# Start of RECORDED DATA

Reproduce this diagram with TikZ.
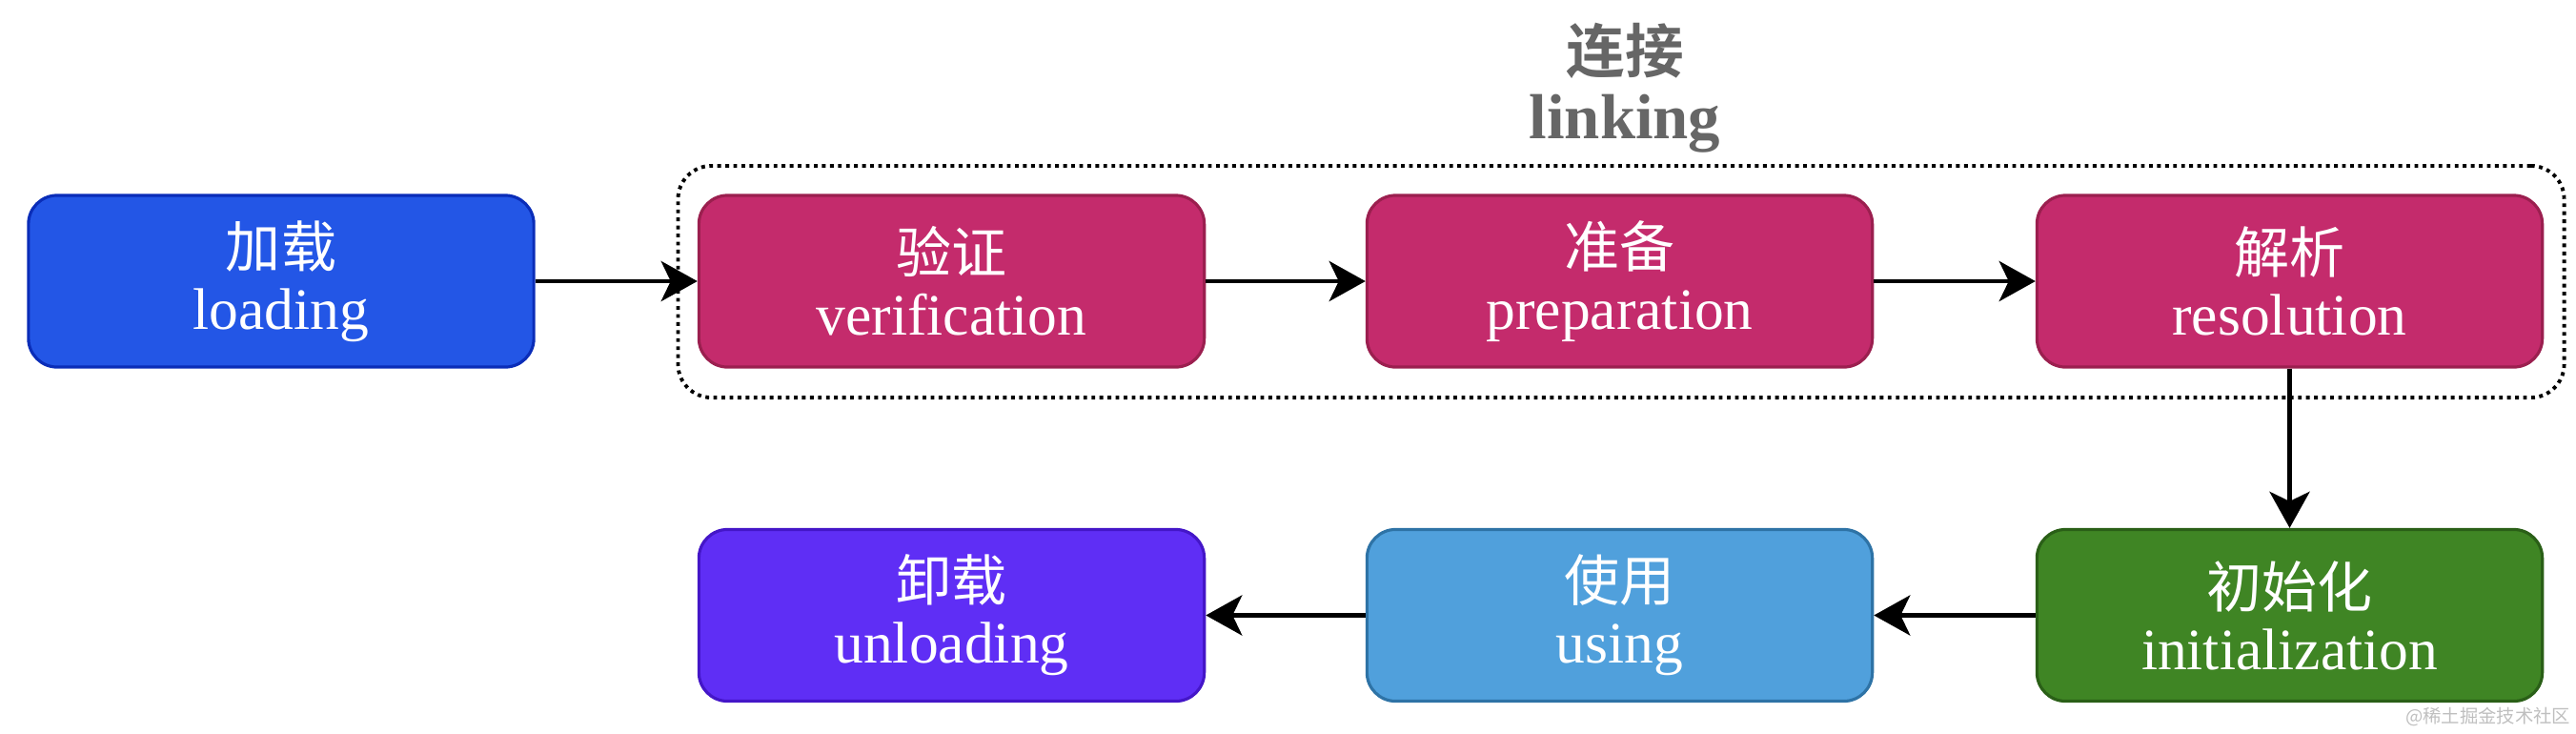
\documentclass[tikz,border=0pt]{standalone}
\usepackage{fontspec}
\setmainfont{Liberation Serif}
\newfontfamily\cjk[BoldFont={Noto Sans CJK SC Bold}]{Noto Sans CJK SC}
\usetikzlibrary{arrows.meta}
\definecolor{loadfill}{HTML}{2356E6}
\definecolor{loaddraw}{HTML}{0A2DB8}
\definecolor{linkfill}{HTML}{C42B6C}
\definecolor{linkdraw}{HTML}{9B1F4F}
\definecolor{initfill}{HTML}{3F8524}
\definecolor{initdraw}{HTML}{2A5F17}
\definecolor{usefill}{HTML}{50A0DC}
\definecolor{usedraw}{HTML}{2E73A6}
\definecolor{unlfill}{HTML}{5F2EF5}
\definecolor{unldraw}{HTML}{4416C8}
\definecolor{titlegray}{HTML}{666666}
\newcommand{\zh}[1]{{\cjk\fontsize{16.5}{18}\selectfont #1}}
\begin{document}
\begin{tikzpicture}[x=0.01cm,y=-0.01cm,
  stage/.style={rounded corners=0.3cm, minimum width=5.3cm, minimum height=1.8cm,
    line width=0.9pt, text=white, align=center, inner sep=0pt,
    font=\fontsize{17.5}{18.5}\selectfont},
  flow/.style={line width=1.4pt, -{Stealth[length=0.38cm,width=0.42cm,inset=0.1cm]}},
  groupbox/.style={draw, line width=1.1pt, dash pattern=on 1.1pt off 1.3pt,
    rounded corners=0.35cm, minimum width=19.78cm, minimum height=2.43cm, inner sep=0pt}
]
\useasboundingbox (0,0) rectangle (2703,769);

\node (linkbox) [groupbox] at (1701,295.5) {};
\node (title) [align=center, text=titlegray, font=\bfseries\fontsize{19}{19.5}\selectfont]
  at (1705,92) {{\cjk\bfseries\fontsize{17.5}{19}\selectfont 连接}\\linking};

\node (load) [stage, fill=loadfill, draw=loaddraw] at (295,295) {\zh{加载}\\loading};
\node (verif) [stage, fill=linkfill, draw=linkdraw] at (998.5,295) {\zh{验证}\\verification};
\node (prep) [stage, fill=linkfill, draw=linkdraw] at (1699.5,295) {\zh{准备}\\preparation};
\node (resol) [stage, fill=linkfill, draw=linkdraw] at (2402.5,295) {\zh{解析}\\resolution};
\node (init) [stage, fill=initfill, draw=initdraw] at (2402.5,645.5) {\zh{初始化}\\initialization};
\node (using) [stage, fill=usefill, draw=usedraw] at (1699.5,645.5) {\zh{使用}\\using};
\node (unload) [stage, fill=unlfill, draw=unldraw] at (998.5,645.5) {\zh{卸载}\\unloading};

\draw[flow] (load) -- (verif);
\draw[flow] (verif) -- (prep);
\draw[flow] (prep) -- (resol);
\draw[flow] (resol) -- (init);
\draw[flow] (init) -- (using);
\draw[flow] (using) -- (unload);

\node (wm) [text=gray!50, font=\cjk\fontsize{5.5}{6}\selectfont, anchor=east, inner sep=0pt]
  at (2698,752) {@稀土掘金技术社区};
\end{tikzpicture}
\end{document}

# End of RECORDED DATA

THE PROBLEM -
Restate the whole listing above exactly, please, omitting every image.

EXERCISE OUTPUT -
Reproduce this diagram with TikZ.
\documentclass[tikz,border=0pt]{standalone}
\usepackage{fontspec}
\setmainfont{Liberation Serif}
\newfontfamily\cjk[BoldFont={Noto Sans CJK SC Bold}]{Noto Sans CJK SC}
\usetikzlibrary{arrows.meta}
\definecolor{loadfill}{HTML}{2356E6}
\definecolor{loaddraw}{HTML}{0A2DB8}
\definecolor{linkfill}{HTML}{C42B6C}
\definecolor{linkdraw}{HTML}{9B1F4F}
\definecolor{initfill}{HTML}{3F8524}
\definecolor{initdraw}{HTML}{2A5F17}
\definecolor{usefill}{HTML}{50A0DC}
\definecolor{usedraw}{HTML}{2E73A6}
\definecolor{unlfill}{HTML}{5F2EF5}
\definecolor{unldraw}{HTML}{4416C8}
\definecolor{titlegray}{HTML}{666666}
\newcommand{\zh}[1]{{\cjk\fontsize{16.5}{18}\selectfont #1}}
\begin{document}
\begin{tikzpicture}[x=0.01cm,y=-0.01cm,
  stage/.style={rounded corners=0.3cm, minimum width=5.3cm, minimum height=1.8cm,
    line width=0.9pt, text=white, align=center, inner sep=0pt,
    font=\fontsize{17.5}{18.5}\selectfont},
  flow/.style={line width=1.4pt, -{Stealth[length=0.38cm,width=0.42cm,inset=0.1cm]}},
  groupbox/.style={draw, line width=1.1pt, dash pattern=on 1.1pt off 1.3pt,
    rounded corners=0.35cm, minimum width=19.78cm, minimum height=2.43cm, inner sep=0pt}
]
\useasboundingbox (0,0) rectangle (2703,769);

\node (linkbox) [groupbox] at (1701,295.5) {};
\node (title) [align=center, text=titlegray, font=\bfseries\fontsize{19}{19.5}\selectfont]
  at (1705,92) {{\cjk\bfseries\fontsize{17.5}{19}\selectfont 连接}\\linking};

\node (load) [stage, fill=loadfill, draw=loaddraw] at (295,295) {\zh{加载}\\loading};
\node (verif) [stage, fill=linkfill, draw=linkdraw] at (998.5,295) {\zh{验证}\\verification};
\node (prep) [stage, fill=linkfill, draw=linkdraw] at (1699.5,295) {\zh{准备}\\preparation};
\node (resol) [stage, fill=linkfill, draw=linkdraw] at (2402.5,295) {\zh{解析}\\resolution};
\node (init) [stage, fill=initfill, draw=initdraw] at (2402.5,645.5) {\zh{初始化}\\initialization};
\node (using) [stage, fill=usefill, draw=usedraw] at (1699.5,645.5) {\zh{使用}\\using};
\node (unload) [stage, fill=unlfill, draw=unldraw] at (998.5,645.5) {\zh{卸载}\\unloading};

\draw[flow] (load) -- (verif);
\draw[flow] (verif) -- (prep);
\draw[flow] (prep) -- (resol);
\draw[flow] (resol) -- (init);
\draw[flow] (init) -- (using);
\draw[flow] (using) -- (unload);

\node (wm) [text=gray!50, font=\cjk\fontsize{5.5}{6}\selectfont, anchor=east, inner sep=0pt]
  at (2698,752) {@稀土掘金技术社区};
\end{tikzpicture}
\end{document}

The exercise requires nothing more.